Thi-s case concerns a durable material not capable of deterioration, and no surplus rock incidentally produced required private sale as is frequently true in a municipal supply of water, electric energy, or a like commodity. This record fails to show in any proper or legal sense any surplus of rock produced by appellee. In City of Los Angeles v. Lewis, 175 Cal. 777, 167 P. 390, the validity of a statute was involved which authorized the board of supervisors of any county in the state to purchase, acquire, or lease a cement manufacturing plant and to sell the products of the same in such manner and upon such terms and conditions as they should deem proper. The county of Los Angeles leased and was engaged in operating a cement manufacturing plant. Litigation resulted involving the legality of the actions of the county and the validity of the law. In an attempt to sustain both it was argued that the legislative enactment should be construed as authorizing the county to acquire or lease a cement plant and to use its products solely for the public purposes of the county with power to sell cement, limited to “the surplus cement incidentally produced.” The court in disposing of this contention said: “Moreover, from the nature of that product itself, there could be, if force be given to respondents’ construction of the act, no ‘surplus cement incidentally produced’ demanding private sale, as is not infrequently the case in the public supply of water or hydro-electric energy. Portland cement is a product which can be carried over without deterioration. The necessary products for the needs of a county for a given year can unquestionably be closely estimated in advance by the county authorities. Their factory can, therefore, manufacture that amount and no more. But if there should chance to be an incidental surplus, the exigencies of the situation do not demand that that surplus should be sold, since it may safely and economically be carried over for next year’s consumption.
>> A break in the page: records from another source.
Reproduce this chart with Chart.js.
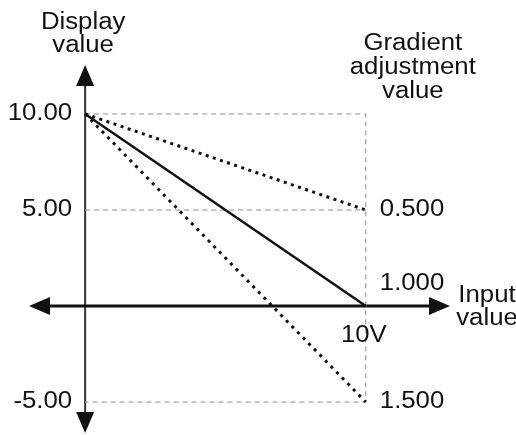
<!DOCTYPE html>
<html>
<head>
<meta charset="utf-8">
<script src="https://cdn.jsdelivr.net/npm/chart.js@4.4.0/dist/chart.umd.min.js"></script>
<style>
    html, body { margin: 0; padding: 0; background: #fff; }
    #wrap { width: 516px; height: 435px; }
</style>
</head>
<body>
<div id="wrap"><canvas id="chart"></canvas></div>
<script>
// input range (V) and the display value at each end, one list per gradient setting
const inputValues = [0, 10];
const gradient050 = [10, 5];
const gradient100 = [10, 0];
const gradient150 = [10, -5];

// tick labels
const displayTicks = [10, 5, -5];
const displayLabels = ['10.00', '5.00', '-5.00'];
const gradientAt = [5, 0, -5];
const gradientLabels = ['0.500', '1.000', '1.500'];
const fullScaleLabel = '10V';

const INK = '#111';
const FONT = '23px "Liberation Sans", Arial, sans-serif';

function points(ys) {
    return inputValues.map((x, i) => ({ x: x, y: ys[i] }));
}

// text in the source is a bit wider than Arial, so stretch it a little
function drawText(ctx, text, x, y, align) {
    ctx.save();
    ctx.translate(x, y);
    ctx.scale(1.12, 1);
    ctx.textAlign = align;
    ctx.textBaseline = 'middle';
    ctx.fillText(text, 0, 0);
    ctx.restore();
}

function arrow(ctx, tipX, tipY, dx, dy, len, half) {
    // dx, dy: unit direction the arrow points to
    const bx = tipX - dx * len, by = tipY - dy * len;
    ctx.beginPath();
    ctx.moveTo(tipX, tipY);
    ctx.lineTo(bx - dy * half, by + dx * half);
    ctx.lineTo(bx + dy * half, by - dx * half);
    ctx.closePath();
    ctx.fill();
}

const axesPlugin = {
    id: 'axesPlugin',
    beforeDatasetsDraw(chart) {
        const { ctx, chartArea: a, scales: { x, y } } = chart;
        const x0 = x.getPixelForValue(0);
        const y0 = y.getPixelForValue(0);
        ctx.save();
        ctx.strokeStyle = '#333';
        ctx.fillStyle = INK;
        ctx.lineWidth = 2;
        ctx.beginPath();
        ctx.moveTo(x0, a.top + 10);
        ctx.lineTo(x0, a.bottom - 10);
        ctx.stroke();
        ctx.strokeStyle = INK;
        ctx.lineWidth = 3;
        ctx.beginPath();
        ctx.moveTo(a.left + 10, y0);
        ctx.lineTo(a.right - 10, y0);
        ctx.stroke();
        arrow(ctx, x0, a.top, 0, -1, 21, 9);
        arrow(ctx, x0, a.bottom, 0, 1, 21, 9);
        arrow(ctx, a.left, y0, -1, 0, 21, 9);
        arrow(ctx, a.right, y0, 1, 0, 21, 9);
        ctx.restore();
    },
    afterDraw(chart) {
        const { ctx, chartArea: a, scales: { x, y } } = chart;
        const x0 = x.getPixelForValue(0);
        const x10 = x.getPixelForValue(inputValues[1]);
        const y0 = y.getPixelForValue(0);
        ctx.save();
        ctx.fillStyle = INK;
        ctx.font = FONT;

        // left axis
        drawText(ctx, 'Display', x0 - 2, a.top - 42, 'center');
        drawText(ctx, 'value', x0 - 2, a.top - 19, 'center');
        displayTicks.forEach((v, i) => {
            drawText(ctx, displayLabels[i], x0 - 13, y.getPixelForValue(v), 'right');
        });

        // right side: gradient setting for each line
        drawText(ctx, 'Gradient', x10 + 47, a.top - 21, 'center');
        drawText(ctx, 'adjustment', x10 + 47, a.top + 3, 'center');
        drawText(ctx, 'value', x10 + 47, a.top + 27, 'center');
        gradientAt.forEach((v, i) => {
            const off = v === 0 ? -22 : 0;
            drawText(ctx, gradientLabels[i], x10 + 14, y.getPixelForValue(v) + off, 'left');
        });

        // x axis
        drawText(ctx, fullScaleLabel, x10 - 2, y0 + 30, 'center');
        drawText(ctx, 'Input', a.right + 37, y0 - 10, 'center');
        drawText(ctx, 'value', a.right + 37, y0 + 13, 'center');
        ctx.restore();
    }
};

const lineStyle = {
    borderColor: INK,
    borderWidth: 2.5,
    pointRadius: 0,
    fill: false,
    tension: 0
};

new Chart(document.getElementById('chart'), {
    type: 'line',
    data: {
        datasets: [
            { ...lineStyle, label: '1.000', data: points(gradient100) },
            { ...lineStyle, label: '0.500', data: points(gradient050), borderWidth: 3, borderDash: [3, 4.5] },
            { ...lineStyle, label: '1.500', data: points(gradient150), borderWidth: 3, borderDash: [3, 5] },
            {
                label: 'frame',
                data: [
                    { x: inputValues[0], y: displayTicks[0] },
                    { x: inputValues[1], y: displayTicks[0] },
                    { x: inputValues[1], y: displayTicks[2] },
                    { x: inputValues[0], y: displayTicks[2] }
                ],
                borderColor: '#8c8c8c', borderWidth: 1, borderDash: [5, 4], pointRadius: 0, fill: false
            },
            {
                label: 'mid',
                data: [
                    { x: inputValues[0], y: displayTicks[1] },
                    { x: inputValues[1], y: displayTicks[1] }
                ],
                borderColor: '#8c8c8c', borderWidth: 1, borderDash: [5, 4], pointRadius: 0, fill: false
            }
        ]
    },
    options: {
        responsive: true,
        maintainAspectRatio: false,
        animation: false,
        events: [],
        layout: { padding: { left: 29, right: 66, top: 65, bottom: 2 } },
        plugins: {
            legend: { display: false },
            tooltip: { enabled: false }
        },
        scales: {
            x: { type: 'linear', min: -2, max: 13, display: false },
            y: { type: 'linear', min: -6.61, max: 12.55, display: false }
        }
    },
    plugins: [axesPlugin]
});
</script>
</body>
</html>
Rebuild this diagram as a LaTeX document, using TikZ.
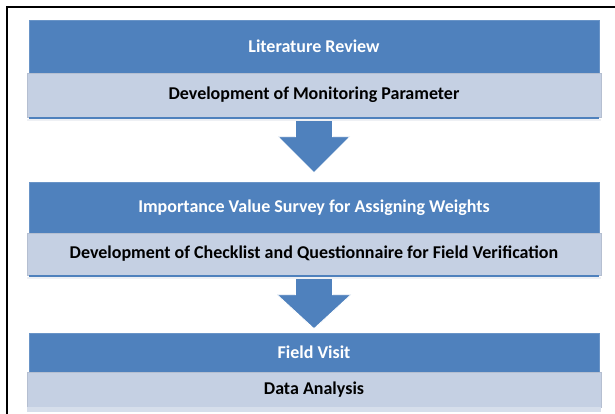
\documentclass[tikz,border=0pt]{standalone}
\usepackage{fontspec}
\setmainfont{Carlito}
\usetikzlibrary{calc}
\definecolor{accblue}{HTML}{4F81BD}
\definecolor{lightbox}{HTML}{C5D0E3}
\definecolor{shadowc}{HTML}{EEF0F4}
\tikzset{
  bluebox/.style={rectangle, fill=accblue, draw=accblue!85!white, line width=0.6pt, inner sep=0pt,
    minimum width=570pt, text=white, font=\fontsize{18}{20}\selectfont\bfseries},
  lightbx/.style={rectangle, fill=lightbox, draw=lightbox!92!black, line width=0.4pt, inner sep=0pt,
    minimum width=574pt, text=black, font=\fontsize{18}{20}\selectfont\bfseries},
  blockarrow/.style={fill=accblue, draw=white, line width=0.8pt, line join=miter},
  frameline/.style={draw=black, line width=1.6pt}
}
\begin{document}
\begin{tikzpicture}[x=1pt,y=-1pt]
\useasboundingbox (0,0) rectangle (615,414);
\fill[white] (0,0) rectangle (615,414);
% outer frame (partly cut off at right and bottom)
\draw[frameline] (7,416) -- (7,7) -- (617,7);

% --- stage 1 ---
\node[bluebox, minimum height=53pt] (b1) at (314,46.5) {Literature Review};
\node[lightbx, minimum height=44pt] (l1) at (314,95) {Development of Monitoring Parameter};
% --- stage 2 ---
\node[bluebox, minimum height=51pt] (b2) at (314,207.5) {Importance Value Survey for Assigning Weights};
\node[lightbx, minimum height=42pt] (l2) at (314,254) {Development of Checklist and Questionnaire for Field Verification};
% --- stage 3 ---
\node[bluebox, minimum height=39pt] (b3) at (314,352.5) {Field Visit};
\node[lightbx, minimum height=35pt] (l3) at (314,389.5) {Data Analysis};

% arrow tips
\coordinate (t1) at ($(b2.north)+(0,-9)$);
\coordinate (t2) at ($(b3.north)+(0,-4)$);

% block arrows
\path[blockarrow] ($(l1.south)+(-18.5,2)$) -- ($(t1)+(-18.5,-36)$) -- ($(t1)+(-36,-36)$) -- (t1)
  -- ($(t1)+(36,-36)$) -- ($(t1)+(18.5,-36)$) -- ($(l1.south)+(18.5,2)$) -- cycle;
\path[blockarrow] ($(l2.south)+(-18.5,2)$) -- ($(t2)+(-18.5,-34)$) -- ($(t2)+(-37,-34)$) -- (t2)
  -- ($(t2)+(37,-34)$) -- ($(t2)+(18.5,-34)$) -- ($(l2.south)+(18.5,2)$) -- cycle;

% thin blue strips and faint shadows under the light boxes
\foreach \n in {l1,l2}{
  \fill[accblue] ($(\n.south west)+(2,0)$) rectangle ($(\n.south east)+(-2,2)$);
  \fill[shadowc] ($(\n.south west)+(0,2)$) rectangle ($(\n.south east)+(0,4)$);
}
\fill[lightbox!70!white] ($(l3.south west)$) rectangle ($(l3.south east)+(0,5)$);
\end{tikzpicture}
\end{document}
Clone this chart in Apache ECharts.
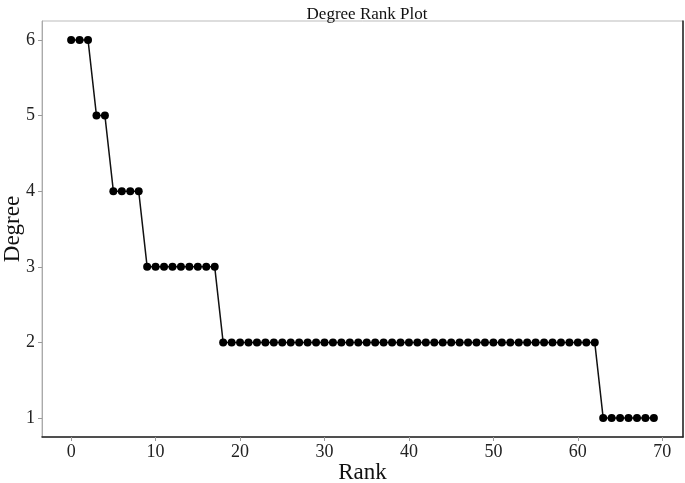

The theory, therefore, of a surplus ‘incidentally produced’ is as wholly without reason as it is wholly without the purview of the law under review * *

What has been said herein is not that a county of the State of Nebraska may not sell or lease property owned by it under proper circumstances. A county has such right and power. § 23-104, R. S. 1943. The selling of crushed rock produced by appellee under the circumstances of this case is not within the authority granted to sell property owned by a county.

The judgment herein should be and is reversed and the cause is remanded with directions to the district court to enter a judgment enjoining appellee from selling crushed rock produced and owned by it.

Reversed and remanded with directions.